L’adolescent est alors rapidement acquitté par le tribunal, la Couronne n’ayant apparemment aucune preuve à offrir à ce dernier. Re-hon.

Insulte à l’injure: dans la déposition de la directrice de l’école à la police, celle-ci affirme que l’étudiant en question aurait lu, avant les «événements», le Coran. Imaginez donc, vous. Un musulman qui lit le Coran. Et qui emploie ensuite, quelques mois plus tard, le terme «sauter». CQFD.

Aujourd’hui, la famille de l’étudiant poursuit au civil le Collège en question en dommages. Mon conseil? Mettez l’argent de l’épicerie sur leurs chances de succès…

Deux choses à retenir de cette loufoque et triste histoire.

Premièrement, et quoiqu’en pense les frileux de la nation, l’islamophobie ne relève en rien du «concept frauduleux». Elle existe au quotidien. Même dans les endroits où l’on s’y attend le moins, par exemple dans un collège huppé et multiethnique.

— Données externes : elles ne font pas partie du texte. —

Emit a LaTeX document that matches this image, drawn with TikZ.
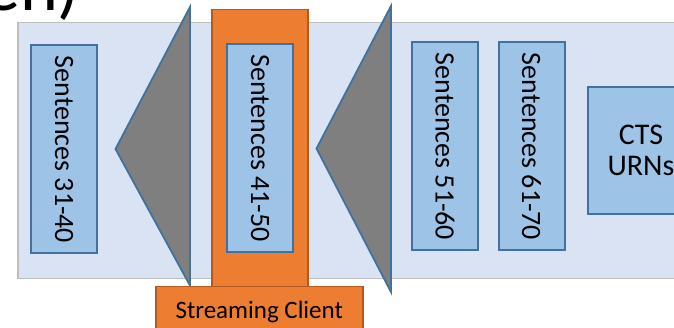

Deuxièmement, que le quotient intellectuel policier se veut nécessairement à géométrie variable. Vous vous rappelez des rafles de la Crise d’octobre de 1970, là où les flics pouvaient alors perquisitionner ou arrêter quiconque sans mandat judiciaire (appelons ça le wet dream de tout agent policier)? Eh bien un pauvre bougre s’est ramassé menottes aux poings pour avoir eu l’outrecuidance de déposer, dans sa bibliothèque personnelle, un livre de Picasso sur le… cubisme. Quel lien avec la Crise d’octobre? Facile: Cubisme=Cuba=Castro=Communisme! Allez, dans le panier à salade!

Et non, ce n’est pas une plaisanterie.